* [Data provided]:
▽

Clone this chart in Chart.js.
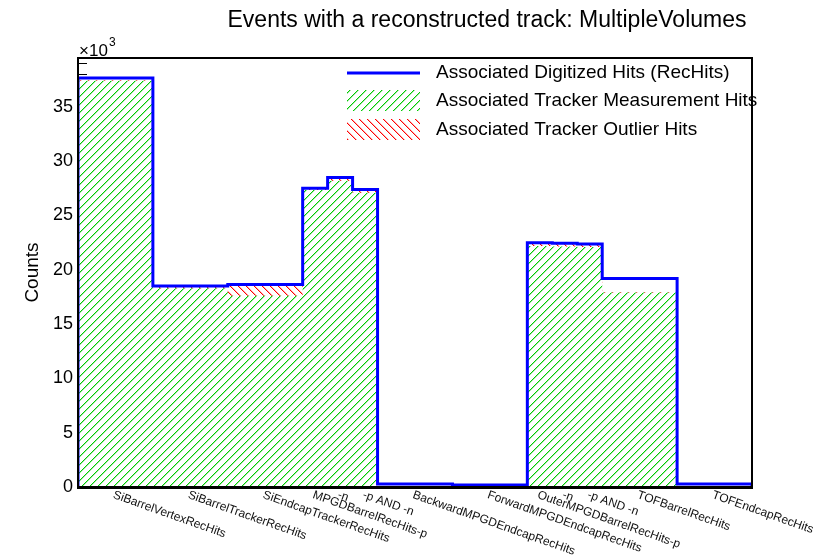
<!DOCTYPE html>
<html>
<head>
<meta charset="utf-8">
<script src="https://cdn.jsdelivr.net/npm/chart.js@4"></script>
<style>
  html, body { margin: 0; padding: 0; background: #fff; }
  #wrap { width: 829px; height: 558px; }
</style>
</head>
<body>
<div id="wrap"><canvas id="myChart" width="829" height="558"></canvas></div>
<script>
var binLabels = ["SiBarrelVertexRecHits", "SiBarrelTrackerRecHits", "SiEndcapTrackerRecHits",
  "MPGDBarrelRecHits-p", "-n", "-p AND -n", "BackwardMPGDEndcapRecHits", "ForwardMPGDEndcapRecHits",
  "OuterMPGDBarrelRecHits-p", "-n", "-p AND -n", "TOFBarrelRecHits", "TOFEndcapRecHits"];
var binEdges = [0, 3, 6, 9, 10, 11, 12, 15, 18, 19, 20, 21, 24, 27];
var recHits = [37660, 18500, 18650, 27500, 28500, 27400, 280, 180, 22500, 22440, 22370, 19200, 280];
var measHits = [37400, 18300, 17600, 27350, 28200, 27100, 0, 0, 22200, 22150, 22100, 17900, 0];
var outlierHits = [60, 150, 1000, 100, 250, 200, 0, 0, 250, 250, 250, 50, 0];
var yTicks = [0, 5000, 10000, 15000, 20000, 25000, 30000, 35000];
var yMax = 39500;

var FONT = "'Liberation Sans', Arial, Helvetica, sans-serif";

// pixel hatch tile, dir > 0 gives "/", dir < 0 gives "\"
function hatch(color, soft, dir, bg) {
  var n = 8;
  var c = document.createElement("canvas");
  c.width = n; c.height = n;
  var g = c.getContext("2d");
  if (bg) { g.fillStyle = bg; g.fillRect(0, 0, n, n); }
  for (var i = 0; i < n; i++) {
    var row = dir > 0 ? n - 1 - i : i;
    g.fillStyle = color;
    g.fillRect(i, row, 1, 1);
    if (soft) {
      g.fillStyle = soft;
      g.fillRect((i + 1) % n, row, 1, 1);
    }
  }
  return g.createPattern(c, "repeat");
}

function steps(values) {
  var pts = [{ x: binEdges[0], y: 0 }];
  values.forEach(function (v, i) { pts.push({ x: binEdges[i], y: v }); });
  pts.push({ x: binEdges[binEdges.length - 1], y: 0 });
  return pts;
}

var greenHatch = hatch("#00cc00", "#a8e8a8", 1, "#ffffff");
var greenHatchLeg = hatch("#00cc00", "#a8e8a8", 1, null);
var redHatch = hatch("#ff0000", "#ffb0b0", -1, null);

var totalOutlier = measHits.map(function (v, i) { return v + outlierHits[i]; });

var rootPlugin = {
  id: "rootStyle",
  beforeDraw: function (chart) {
    var ctx = chart.ctx;
    ctx.save();
    ctx.fillStyle = "#fff";
    ctx.fillRect(0, 0, chart.width, chart.height);
    ctx.restore();
  },
  beforeDatasetsDraw: function (chart) {
    var ctx = chart.ctx, a = chart.chartArea, y = chart.scales.y;
    ctx.save();
    ctx.strokeStyle = "#000";
    ctx.lineWidth = 1;
    for (var v = 1000; v < yMax; v += 1000) {
      var py = Math.round(y.getPixelForValue(v)) + 0.5;
      var len = v % 5000 === 0 ? 18 : 9;
      ctx.beginPath();
      ctx.moveTo(a.left, py);
      ctx.lineTo(a.left + len, py);
      ctx.stroke();
    }
    ctx.restore();
  },
  afterDatasetsDraw: function (chart) {
    var ctx = chart.ctx, a = chart.chartArea, x = chart.scales.x;
    ctx.save();
    // frame
    ctx.strokeStyle = "#000";
    ctx.lineWidth = 2;
    ctx.strokeRect(a.left, a.top, a.right - a.left, a.bottom - a.top);
    ctx.beginPath();
    ctx.lineWidth = 3;
    ctx.moveTo(a.left - 1, a.bottom + 0.5);
    ctx.lineTo(a.right + 1, a.bottom + 0.5);
    ctx.stroke();

    // x labels, rotated, starting at bin centres
    ctx.fillStyle = "#111";
    ctx.font = "12px " + FONT;
    ctx.textAlign = "left";
    ctx.textBaseline = "top";
    binLabels.forEach(function (lab, i) {
      var cx = x.getPixelForValue((binEdges[i] + binEdges[i + 1]) / 2);
      ctx.save();
      ctx.translate(cx, a.bottom + 2);
      ctx.rotate(19.5 * Math.PI / 180);
      ctx.fillText(lab, 0, 0);
      ctx.restore();
    });

    // title
    ctx.fillStyle = "#000";
    ctx.font = "23px " + FONT;
    ctx.textAlign = "center";
    ctx.textBaseline = "alphabetic";
    ctx.fillText("Events with a reconstructed track: MultipleVolumes", 487, 27);

    // exponent
    ctx.textAlign = "left";
    ctx.font = "17px " + FONT;
    ctx.fillText("\u00d710", a.left + 1, 56);
    ctx.font = "12px " + FONT;
    ctx.fillText("3", a.left + 31, 46);

    // legend
    var lx = 347, lw = 73, tx = 436;
    ctx.strokeStyle = "#0000ff";
    ctx.lineWidth = 3;
    ctx.beginPath();
    ctx.moveTo(lx, 73); ctx.lineTo(lx + lw, 73);
    ctx.stroke();
    ctx.fillStyle = greenHatchLeg;
    ctx.fillRect(lx, 90, lw, 21);
    ctx.fillStyle = redHatch;
    ctx.fillRect(lx, 119, lw, 21);
    ctx.fillStyle = "#000";
    ctx.font = "19px " + FONT;
    ctx.textBaseline = "middle";
    ctx.fillText("Associated Digitized Hits (RecHits)", tx, 73);
    ctx.fillText("Associated Tracker Measurement Hits", tx, 101);
    ctx.fillText("Associated Tracker Outlier Hits", tx, 130);
    ctx.restore();
  }
};

var myChart = document.getElementById("myChart").getContext("2d");
var chart = new Chart(myChart, {
  type: "line",
  data: {
    datasets: [
      {
        label: "Associated Digitized Hits (RecHits)",
        data: steps(recHits),
        borderColor: "#0000ff",
        borderWidth: 3,
        fill: false,
        stepped: true,
        pointRadius: 0,
      },
      {
        label: "Associated Tracker Measurement Hits",
        data: steps(measHits),
        borderWidth: 0,
        borderColor: "rgba(0,0,0,0)",
        backgroundColor: greenHatch,
        fill: "origin",
        stepped: true,
        pointRadius: 0,
      },
      {
        label: "Associated Tracker Outlier Hits",
        data: steps(totalOutlier),
        borderWidth: 0,
        borderColor: "rgba(0,0,0,0)",
        backgroundColor: redHatch,
        fill: "origin",
        stepped: true,
        pointRadius: 0,
      },
    ],
  },
  options: {
    responsive: false,
    animation: false,
    layout: { padding: { top: 58, right: 77, bottom: 71, left: 0 } },
    plugins: {
      legend: { display: false },
      title: { display: false },
      tooltip: { enabled: false },
    },
    scales: {
      x: {
        type: "linear",
        min: binEdges[0],
        max: binEdges[binEdges.length - 1],
        display: false,
      },
      y: {
        type: "linear",
        min: 0,
        max: yMax,
        grid: { display: false },
        border: { display: false },
        afterBuildTicks: function (scale) {
          scale.ticks = yTicks.map(function (v) { return { value: v }; });
        },
        afterFit: function (scale) { scale.width = 78; },
        ticks: {
          padding: -3,
          color: "#000",
          font: { family: FONT, size: 18 },
          callback: function (v) { return v / 1000; },
        },
        title: {
          display: true,
          text: "Counts",
          color: "#000",
          font: { family: FONT, size: 19 },
          padding: { top: 21, bottom: 0 },
        },
      },
    },
  },
  plugins: [rootPlugin],
});
</script>
</body>
</html>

△

* [Exercise objective]: Retype the data above exactly; pictures are not part of the copy.

* [Solution to the problem]:
Clone this chart in Chart.js.
<!DOCTYPE html>
<html>
<head>
<meta charset="utf-8">
<script src="https://cdn.jsdelivr.net/npm/chart.js@4"></script>
<style>
  html, body { margin: 0; padding: 0; background: #fff; }
  #wrap { width: 829px; height: 558px; }
</style>
</head>
<body>
<div id="wrap"><canvas id="myChart" width="829" height="558"></canvas></div>
<script>
var binLabels = ["SiBarrelVertexRecHits", "SiBarrelTrackerRecHits", "SiEndcapTrackerRecHits",
  "MPGDBarrelRecHits-p", "-n", "-p AND -n", "BackwardMPGDEndcapRecHits", "ForwardMPGDEndcapRecHits",
  "OuterMPGDBarrelRecHits-p", "-n", "-p AND -n", "TOFBarrelRecHits", "TOFEndcapRecHits"];
var binEdges = [0, 3, 6, 9, 10, 11, 12, 15, 18, 19, 20, 21, 24, 27];
var recHits = [37660, 18500, 18650, 27500, 28500, 27400, 280, 180, 22500, 22440, 22370, 19200, 280];
var measHits = [37400, 18300, 17600, 27350, 28200, 27100, 0, 0, 22200, 22150, 22100, 17900, 0];
var outlierHits = [60, 150, 1000, 100, 250, 200, 0, 0, 250, 250, 250, 50, 0];
var yTicks = [0, 5000, 10000, 15000, 20000, 25000, 30000, 35000];
var yMax = 39500;

var FONT = "'Liberation Sans', Arial, Helvetica, sans-serif";

// pixel hatch tile, dir > 0 gives "/", dir < 0 gives "\"
function hatch(color, soft, dir, bg) {
  var n = 8;
  var c = document.createElement("canvas");
  c.width = n; c.height = n;
  var g = c.getContext("2d");
  if (bg) { g.fillStyle = bg; g.fillRect(0, 0, n, n); }
  for (var i = 0; i < n; i++) {
    var row = dir > 0 ? n - 1 - i : i;
    g.fillStyle = color;
    g.fillRect(i, row, 1, 1);
    if (soft) {
      g.fillStyle = soft;
      g.fillRect((i + 1) % n, row, 1, 1);
    }
  }
  return g.createPattern(c, "repeat");
}

function steps(values) {
  var pts = [{ x: binEdges[0], y: 0 }];
  values.forEach(function (v, i) { pts.push({ x: binEdges[i], y: v }); });
  pts.push({ x: binEdges[binEdges.length - 1], y: 0 });
  return pts;
}

var greenHatch = hatch("#00cc00", "#a8e8a8", 1, "#ffffff");
var greenHatchLeg = hatch("#00cc00", "#a8e8a8", 1, null);
var redHatch = hatch("#ff0000", "#ffb0b0", -1, null);

var totalOutlier = measHits.map(function (v, i) { return v + outlierHits[i]; });

var rootPlugin = {
  id: "rootStyle",
  beforeDraw: function (chart) {
    var ctx = chart.ctx;
    ctx.save();
    ctx.fillStyle = "#fff";
    ctx.fillRect(0, 0, chart.width, chart.height);
    ctx.restore();
  },
  beforeDatasetsDraw: function (chart) {
    var ctx = chart.ctx, a = chart.chartArea, y = chart.scales.y;
    ctx.save();
    ctx.strokeStyle = "#000";
    ctx.lineWidth = 1;
    for (var v = 1000; v < yMax; v += 1000) {
      var py = Math.round(y.getPixelForValue(v)) + 0.5;
      var len = v % 5000 === 0 ? 18 : 9;
      ctx.beginPath();
      ctx.moveTo(a.left, py);
      ctx.lineTo(a.left + len, py);
      ctx.stroke();
    }
    ctx.restore();
  },
  afterDatasetsDraw: function (chart) {
    var ctx = chart.ctx, a = chart.chartArea, x = chart.scales.x;
    ctx.save();
    // frame
    ctx.strokeStyle = "#000";
    ctx.lineWidth = 2;
    ctx.strokeRect(a.left, a.top, a.right - a.left, a.bottom - a.top);
    ctx.beginPath();
    ctx.lineWidth = 3;
    ctx.moveTo(a.left - 1, a.bottom + 0.5);
    ctx.lineTo(a.right + 1, a.bottom + 0.5);
    ctx.stroke();

    // x labels, rotated, starting at bin centres
    ctx.fillStyle = "#111";
    ctx.font = "12px " + FONT;
    ctx.textAlign = "left";
    ctx.textBaseline = "top";
    binLabels.forEach(function (lab, i) {
      var cx = x.getPixelForValue((binEdges[i] + binEdges[i + 1]) / 2);
      ctx.save();
      ctx.translate(cx, a.bottom + 2);
      ctx.rotate(19.5 * Math.PI / 180);
      ctx.fillText(lab, 0, 0);
      ctx.restore();
    });

    // title
    ctx.fillStyle = "#000";
    ctx.font = "23px " + FONT;
    ctx.textAlign = "center";
    ctx.textBaseline = "alphabetic";
    ctx.fillText("Events with a reconstructed track: MultipleVolumes", 487, 27);

    // exponent
    ctx.textAlign = "left";
    ctx.font = "17px " + FONT;
    ctx.fillText("\u00d710", a.left + 1, 56);
    ctx.font = "12px " + FONT;
    ctx.fillText("3", a.left + 31, 46);

    // legend
    var lx = 347, lw = 73, tx = 436;
    ctx.strokeStyle = "#0000ff";
    ctx.lineWidth = 3;
    ctx.beginPath();
    ctx.moveTo(lx, 73); ctx.lineTo(lx + lw, 73);
    ctx.stroke();
    ctx.fillStyle = greenHatchLeg;
    ctx.fillRect(lx, 90, lw, 21);
    ctx.fillStyle = redHatch;
    ctx.fillRect(lx, 119, lw, 21);
    ctx.fillStyle = "#000";
    ctx.font = "19px " + FONT;
    ctx.textBaseline = "middle";
    ctx.fillText("Associated Digitized Hits (RecHits)", tx, 73);
    ctx.fillText("Associated Tracker Measurement Hits", tx, 101);
    ctx.fillText("Associated Tracker Outlier Hits", tx, 130);
    ctx.restore();
  }
};

var myChart = document.getElementById("myChart").getContext("2d");
var chart = new Chart(myChart, {
  type: "line",
  data: {
    datasets: [
      {
        label: "Associated Digitized Hits (RecHits)",
        data: steps(recHits),
        borderColor: "#0000ff",
        borderWidth: 3,
        fill: false,
        stepped: true,
        pointRadius: 0,
      },
      {
        label: "Associated Tracker Measurement Hits",
        data: steps(measHits),
        borderWidth: 0,
        borderColor: "rgba(0,0,0,0)",
        backgroundColor: greenHatch,
        fill: "origin",
        stepped: true,
        pointRadius: 0,
      },
      {
        label: "Associated Tracker Outlier Hits",
        data: steps(totalOutlier),
        borderWidth: 0,
        borderColor: "rgba(0,0,0,0)",
        backgroundColor: redHatch,
        fill: "origin",
        stepped: true,
        pointRadius: 0,
      },
    ],
  },
  options: {
    responsive: false,
    animation: false,
    layout: { padding: { top: 58, right: 77, bottom: 71, left: 0 } },
    plugins: {
      legend: { display: false },
      title: { display: false },
      tooltip: { enabled: false },
    },
    scales: {
      x: {
        type: "linear",
        min: binEdges[0],
        max: binEdges[binEdges.length - 1],
        display: false,
      },
      y: {
        type: "linear",
        min: 0,
        max: yMax,
        grid: { display: false },
        border: { display: false },
        afterBuildTicks: function (scale) {
          scale.ticks = yTicks.map(function (v) { return { value: v }; });
        },
        afterFit: function (scale) { scale.width = 78; },
        ticks: {
          padding: -3,
          color: "#000",
          font: { family: FONT, size: 18 },
          callback: function (v) { return v / 1000; },
        },
        title: {
          display: true,
          text: "Counts",
          color: "#000",
          font: { family: FONT, size: 19 },
          padding: { top: 21, bottom: 0 },
        },
      },
    },
  },
  plugins: [rootPlugin],
});
</script>
</body>
</html>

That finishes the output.